Factor 2: Weighing the pros and cons
If we want to provide the data in lakehouse format so Spark jobs can slice and dice the data, then either shared tiering or materialization is an option.
Shared tiering might be preferable if reducing storage cost (by avoiding data duplication) is the primary concern. However, other factors are also at play, as explained earlier in 1. The challenges of shared tiering.
Materialization might be preferable if:
The primary and secondary systems have completely different access patterns, such that maintaining two copies of the data, in their respective formats is best. The secondary can organize the data optimized for its own performance and the primary uses internal tiering, maintaining its own optimized copy.
The primary does not want to own the burden of long term management of the secondary storage.
The primary does not have control over the secondary storage (to the point where it cannot fully manage its lifecycle).
Performance and reliability conscious folks prefer to avoid the inherent risks associated with shared tiering, in terms of conversion logic over multiple schemas over time, performance constraints due to data organization limitations etc.
The secondary only really needs a derived dataset. For example, the lakehouse just wants a primary key table rather than an append-only stream, so the materializer performs key-based upserts and deletes as part of the materialization process.
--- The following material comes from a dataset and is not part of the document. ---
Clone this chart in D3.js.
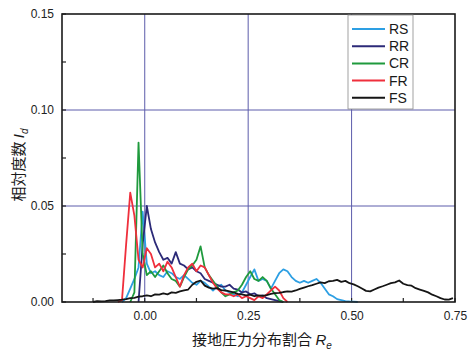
<!DOCTYPE html>
<html>
<head>
<meta charset="utf-8">
<script src="https://cdn.jsdelivr.net/npm/d3@7"></script>
<style>
  body { margin: 0; background: #fff; }
  text { font-family: "Liberation Sans", Arial, sans-serif; }
</style>
</head>
<body>
<div id="root"></div>
<script>
// x grid: start + i * step (relative contact pressure ratio)
const step = 0.01

const seriesNames = ['RS', 'RR', 'CR', 'FR', 'FS']
const seriesColors = ['#2d9fe3', '#2c2a78', '#1f9a3d', '#ef2f3c', '#151515']

const rsStart = -0.055
const rsValues = [0, 0.002, 0.007, 0.012, 0.018, 0.047, 0.02, 0.015, 0.016, 0.014,
  0.013, 0.016, 0.015, 0.013, 0.012, 0.014, 0.012, 0.01, 0.009, 0.011,
  0.01, 0.008, 0.006, 0.008, 0.009, 0.006, 0.005, 0.004, 0.003, 0.005,
  0.009, 0.013, 0.017, 0.011, 0.012, 0.011, 0.007, 0.011, 0.015, 0.017,
  0.016, 0.013, 0.011, 0.01, 0.011, 0.01, 0.011, 0.012, 0.01, 0.007,
  0.004, 0.003, 0.0015, 0.001, 0.0005, 0.0003, 0.0002, 0]

const rrStart = -0.015
const rrValues = [0, 0.03, 0.05, 0.038, 0.031, 0.026, 0.022, 0.023, 0.02, 0.026,
  0.02, 0.019, 0.017, 0.018, 0.016, 0.015, 0.012, 0.011, 0.01, 0.009,
  0.008, 0.008, 0.009, 0.007, 0.0065, 0.005, 0.0055, 0.004, 0.0045, 0.003,
  0.0035, 0.002, 0.0015, 0.001, 0.0005, 0]

const crStart = -0.035
const crValues = [0, 0.005, 0.083, 0.025, 0.014, 0.016, 0.013, 0.016, 0.019, 0.015,
  0.012, 0.011, 0.008, 0.013, 0.017, 0.019, 0.022, 0.029, 0.018, 0.014,
  0.011, 0.008, 0.005, 0.003, 0.004, 0.005, 0.006, 0.009, 0.013, 0.016,
  0.012, 0.011, 0.013, 0.011, 0.007, 0.004, 0.001, 0]

const frStart = -0.065
const frValues = [0, 0.001, 0.03, 0.057, 0.045, 0.022, 0.018, 0.028, 0.025, 0.018,
  0.02, 0.016, 0.021, 0.018, 0.013, 0.008, 0.014, 0.018, 0.02, 0.016,
  0.019, 0.018, 0.014, 0.01, 0.007, 0.005, 0.004, 0.004, 0.003, 0.004,
  0.002, 0.003, 0.002, 0.001, 0.003, 0.002, 0.004, 0.006, 0.008, 0.006,
  0.002, 0]

const fsStart = -0.125
const fsValues = [0, 0.0005, 0.0003, 0.0005, 0.0008, 0.0008, 0.001, 0.0012, 0.0015, 0.002,
  0.0022, 0.0028, 0.003, 0.0034, 0.003, 0.004, 0.0038, 0.0045, 0.004, 0.005,
  0.0048, 0.0055, 0.006, 0.0065, 0.009, 0.0105, 0.0112, 0.0085, 0.0075, 0.007,
  0.0072, 0.0062, 0.006, 0.0055, 0.005, 0.0042, 0.004, 0.0035, 0.0038, 0.003,
  0.0035, 0.0032, 0.0036, 0.0042, 0.0046, 0.0048, 0.0052, 0.0055, 0.0054, 0.006,
  0.0068, 0.0075, 0.0082, 0.0088, 0.0095, 0.0102, 0.0098, 0.0108, 0.011, 0.0115,
  0.0105, 0.011, 0.0098, 0.0092, 0.0082, 0.007, 0.0058, 0.0055, 0.0065, 0.0075,
  0.0082, 0.009, 0.0098, 0.0102, 0.0112, 0.0095, 0.0088, 0.0085, 0.0072, 0.0065,
  0.0058, 0.005, 0.0038, 0.003, 0.002, 0.0013, 0.0012, 0.002]

const seriesStarts = [rsStart, rrStart, crStart, frStart, fsStart]
const seriesValues = [rsValues, rrValues, crValues, frValues, fsValues]

const xTicks = [0, 0.25, 0.5, 0.75]
const xMinorTicks = [-0.125, 0.125, 0.375, 0.625]
const yTicks = [0, 0.05, 0.1, 0.15]
const yMinorTicks = [0.025, 0.075, 0.125]

const graph = { width: 469, height: 354, left: 62, top: 14, right: 455, bottom: 302 }

const svg = d3.select('#root')
  .append('svg')
  .attr('width', graph.width)
  .attr('height', graph.height)

const x = d3.scaleLinear().domain([-0.2, 0.75]).range([graph.left, graph.right])
const y = d3.scaleLinear().domain([0, 0.15]).range([graph.bottom, graph.top])

// grid
svg.append('g')
  .selectAll('line')
  .data(xTicks.filter(d => d < 0.75))
  .join('line')
  .attr('x1', d => x(d)).attr('x2', d => x(d))
  .attr('y1', graph.top).attr('y2', graph.bottom)
  .attr('stroke', '#5c5cab').attr('stroke-width', 1)

svg.append('g')
  .selectAll('line')
  .data(yTicks.filter(d => d > 0 && d < 0.15))
  .join('line')
  .attr('x1', graph.left).attr('x2', graph.right)
  .attr('y1', d => y(d)).attr('y2', d => y(d))
  .attr('stroke', '#5c5cab').attr('stroke-width', 1)

// axes
svg.append('g')
  .attr('transform', `translate(0, ${graph.bottom})`)
  .call(d3.axisBottom(x).tickValues(xTicks).tickFormat(d3.format('.2f')).tickSize(0).tickPadding(9))
  .call(g => g.select('.domain').remove())
  .call(g => g.selectAll('text').attr('font-size', 12).attr('fill', '#222'))

svg.append('g')
  .attr('transform', `translate(${graph.left}, 0)`)
  .call(d3.axisLeft(y).tickValues(yTicks).tickFormat(d3.format('.2f')).tickSize(0).tickPadding(8))
  .call(g => g.select('.domain').remove())
  .call(g => g.selectAll('text').attr('font-size', 12).attr('fill', '#222'))

// inner ticks
svg.append('g')
  .selectAll('line')
  .data(xTicks.concat(xMinorTicks))
  .join('line')
  .attr('x1', d => x(d)).attr('x2', d => x(d))
  .attr('y1', graph.bottom).attr('y2', graph.bottom - 4)
  .attr('stroke', '#222').attr('stroke-width', 1.2)

svg.append('g')
  .selectAll('line')
  .data(yTicks.concat(yMinorTicks))
  .join('line')
  .attr('x1', graph.left).attr('x2', graph.left + 4)
  .attr('y1', d => y(d)).attr('y2', d => y(d))
  .attr('stroke', '#222').attr('stroke-width', 1.2)

// curves
const line = d3.line()
  .x(d => x(d[0]))
  .y(d => y(d[1]))

seriesNames.forEach((name, k) => {
  const pts = seriesValues[k].map((v, i) => [seriesStarts[k] + i * step, v])
  svg.append('path')
    .datum(pts)
    .attr('fill', 'none')
    .attr('stroke', seriesColors[k])
    .attr('stroke-width', 1.8)
    .attr('stroke-linejoin', 'round')
    .attr('d', line)
})

// frame
svg.append('rect')
  .attr('x', graph.left).attr('y', graph.top)
  .attr('width', graph.right - graph.left)
  .attr('height', graph.bottom - graph.top)
  .attr('fill', 'none')
  .attr('stroke', '#1a1a1a').attr('stroke-width', 1.6)

// legend
const legend = svg.append('g')
legend.append('rect')
  .attr('x', 348).attr('y', 15).attr('width', 65).attr('height', 94)
  .attr('fill', '#fff').attr('stroke', '#8a8a8a').attr('stroke-width', 0.8)

seriesNames.forEach((name, k) => {
  const ly = 29 + k * 17.2
  legend.append('line')
    .attr('x1', 352).attr('x2', 385).attr('y1', ly).attr('y2', ly)
    .attr('stroke', seriesColors[k]).attr('stroke-width', 2)
  legend.append('text')
    .attr('x', 389).attr('y', ly + 5)
    .attr('font-size', 14).attr('fill', '#1a1a1a')
    .text(name)
})

// axis titles
const xTitle = svg.append('text')
  .attr('x', 262).attr('y', 345)
  .attr('text-anchor', 'middle')
  .attr('font-size', 15).attr('fill', '#1a1a1a')
xTitle.append('tspan').attr('font-family', '"Noto Sans CJK JP"').text('接地圧力分布割合 ')
xTitle.append('tspan').attr('font-style', 'italic').text('R')
xTitle.append('tspan').attr('font-style', 'italic').attr('font-size', 10).attr('dy', 4).text('e')

const yTitle = svg.append('text')
  .attr('transform', 'translate(24, 165) rotate(-90)')
  .attr('text-anchor', 'middle')
  .attr('font-size', 15).attr('fill', '#1a1a1a')
yTitle.append('tspan').attr('font-family', '"Noto Sans CJK JP"').text('相対度数 ')
yTitle.append('tspan').attr('font-style', 'italic').text('I')
yTitle.append('tspan').attr('font-style', 'italic').attr('font-size', 10).attr('dy', 4).text('d')
</script>
</body>
</html>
Data duplication avoidance is certainly a key consideration, but by no means always the most important.
Final thoughts
The subject of storage unification (aka data virtualization), is a large and nuanced subject. You can choose to place the virtualization layer predominantly client-side, or server-side, each with their pros and cons. Data tiering or data materialization are both valid options, and can even be combined. Just because the primary system chooses to materialize data in a secondary system does not remove the benefits of internally tiering its own data.
Tiering can come in the form of Internal Tiering or Shared Tiering, where shared tiering is a kind of hybrid that serves both primary and secondary systems. Shared tiering links a single storage layer to both primary and secondary systems, each with its own query patterns, performance needs, and logical data model. This has advantages, such as reducing data duplication, but it also means lifecycle policies, schema changes, and format evolution must be coordinated (and battle tested) so that the underlying storage remains compatible with both primary and secondary systems. With clear ownership by the primary system and disciplined management, these challenges can be manageable. Without them, shared tiering becomes more of a liability rather than an advantage.
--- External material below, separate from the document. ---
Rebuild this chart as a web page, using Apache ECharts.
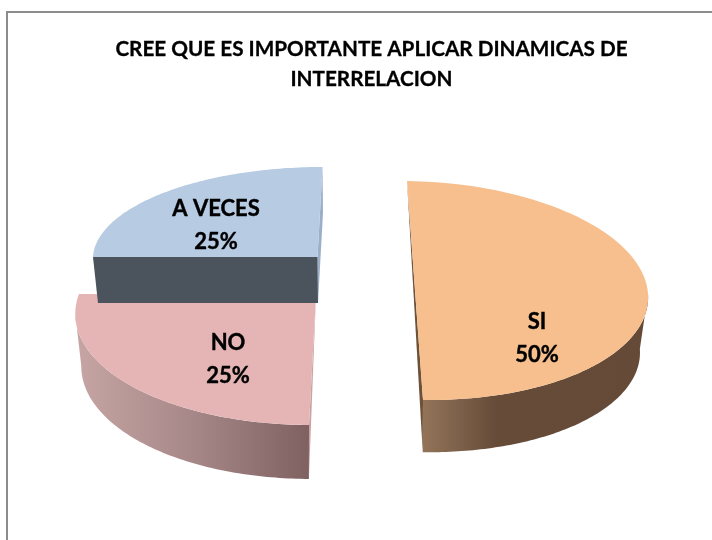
<!DOCTYPE html>
<html>
<head>
<meta charset="utf-8">
<style>html,body{margin:0;padding:0;background:#fff}#c{width:712px;height:540px}</style>
<script src="https://cdn.jsdelivr.net/npm/echarts@6/dist/echarts.min.js"></script>
</head>
<body>
<div id="c"></div>
<script>
var chartTitle = 'CREE QUE ES IMPORTANTE APLICAR DINAMICAS DE\nINTERRELACION';
var categories = ['SI', 'NO', 'A VECES'];
var values = [50, 25, 25];

// Projection of each exploded slice (a tilted, perspective disc) and its styling.
var looks = [
  { apex:[415,290.5], U:[233,3], V:[-8,-109.5], q:0,
    low:{ apex:[415,346], su:0.965, sv:0.97 }, sideRange:[90,180],
    top:'#f6bf8d',
    side:[[0,'#937459'],[0.33,'#654b38'],[1,'#644a37']],
    cutAt:'end', cut:'#6d5239',
    label:[537,338] },
  { apex:[316,295], U:[237,1], V:[5.95,-110.5], q:0.15,
    low:{ apex:[316,347], su:0.975, sv:1.015 }, sideRange:[180,260],
    top:'#e4b5b4',
    side:[[0,'#c6a5a4'],[0.5,'#a78888'],[1,'#7f6162']],
    cutAt:'start', cut:'#c8a3a2',
    label:[228,359] },
  { apex:[317.5,257], U:[224.5,0], V:[5,-90], q:0,
    low:{ apex:[318,303], su:0.98, sv:1 },
    top:'#b7cbe2',
    front:'#4b535d', cut:'#9bafc8',
    label:[216,225] }
];

var total = values.reduce(function (a, b) { return a + b; }, 0);

function project(g, deg, lower) {
  var t = deg * Math.PI / 180, u = Math.sin(t), v = Math.cos(t);
  var w = 1 + g.q * v;
  var A = lower ? g.low.apex : g.apex;
  var su = lower ? g.low.su : 1, sv = lower ? g.low.sv : 1;
  return [
    A[0] + (su * g.U[0] * u + sv * g.V[0] * v) / w,
    A[1] + (su * g.U[1] * u + sv * g.V[1] * v) / w
  ];
}
function arc(g, a, b, lower) {
  var pts = [], n = 90;
  for (var i = 0; i <= n; i++) pts.push(project(g, a + (b - a) * i / n, lower));
  return pts;
}
function poly(points, fill) {
  return { type:'polygon', shape:{ points:points }, style:{ fill:fill }, silent:true };
}

function renderSlice(params, api) {
  var i = params.dataIndex, g = looks[i];
  var start = 0;
  for (var k = 0; k < i; k++) start += values[k];
  start = start / total * 360;
  var end = start + api.value(0) / total * 360;
  var kids = [];
  if (g.side) {
    // the cut face that peeks out beside the rim
    var cutDeg = g.cutAt === 'end' ? end : start;
    var other = g.cutAt === 'end' ? project(g, start, false) : g.apex;
    kids.push(poly([other, project(g, cutDeg, false), project(g, cutDeg, true)], g.cut));
    var upperRim = arc(g, g.sideRange[0], g.sideRange[1], false);
    var lowerRim = arc(g, g.sideRange[0], g.sideRange[1], true);
    kids.push({
      type:'polygon', silent:true,
      shape:{ points:upperRim.concat(lowerRim.slice().reverse()) },
      style:{ fill:new echarts.graphic.LinearGradient(0, 0, 1, 0,
        g.side.map(function (s) { return { offset:s[0], color:s[1] }; })) }
    });
  } else {
    kids.push(poly([project(g, end, false), project(g, end, true), g.low.apex, g.apex], g.cut));
    kids.push(poly([project(g, start, false), g.apex, g.low.apex, project(g, start, true)], g.front));
  }
  kids.push(poly([g.apex].concat(arc(g, start, end, false)), g.top));
  kids.push({
    type:'text', silent:true, z2:10,
    style:{
      x:g.label[0], y:g.label[1],
      text:categories[i] + '\n' + Math.round(api.value(0) / total * 100) + '%',
      fill:'#000', stroke:'#000', lineWidth:0.4, font:'bold 22px Lato', lineHeight:33,
      align:'center', verticalAlign:'middle'
    }
  });
  return { type:'group', children:kids };
}

var chart = echarts.init(document.getElementById('c'), null, { renderer:'canvas' });
chart.setOption({
  animation:false,
  backgroundColor:'#ffffff',
  title:{
    text:chartTitle, left:366.5, top:29, textAlign:'center',
    textStyle:{ fontFamily:'Lato', fontWeight:'bold', fontSize:20.7, lineHeight:30, color:'#000',
      textBorderColor:'#000', textBorderWidth:0.3 }
  },
  graphic:[{
    type:'rect', silent:true, z:-1,
    shape:{ x:7, y:12, width:760, height:600 },
    style:{ fill:'none', stroke:'#8c8c8c', lineWidth:2 }
  }],
  series:[{
    type:'custom', coordinateSystem:'none', renderItem:renderSlice,
    data:categories.map(function (c, i) { return { name:c, value:[values[i]] }; })
  }]
});
</script>
</body>
</html>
While on paper, materialization may seem more work as two different systems must remain consistent, the opposite is more likely to be true. By keeping the canonical data a private concern of the primary data system, it frees the primary from potentially complex and frictionful compatibility work juggling competing concerns and different storage technologies with potentially diverging future evolution. I would like to underline that making consistent copies of data is a long and well understood data science problem.
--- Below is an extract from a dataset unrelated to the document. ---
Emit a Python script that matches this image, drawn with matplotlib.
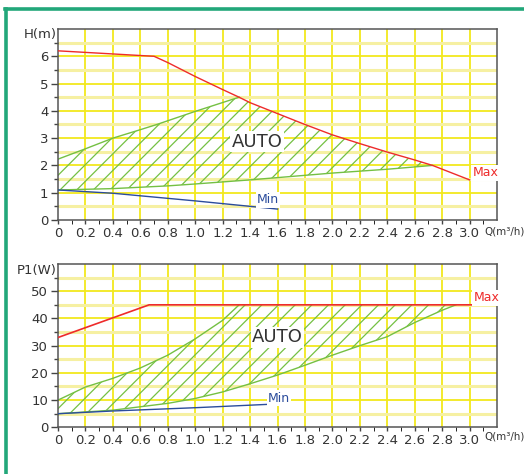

The urge to simply remove all data copies is understandable, as storage cost is a factor. But there are so many other and often more important factors involved, such as performance constraints, reliability, lifecycle management complexity and so on. But if reducing storage at-rest cost is the main concern, then shared tiering, with its additional complexity may be worth it.
I hope this post has been food for thought. With this conceptual framework, I will be writing in the near future about how various systems in the data infra space perform storage unification work.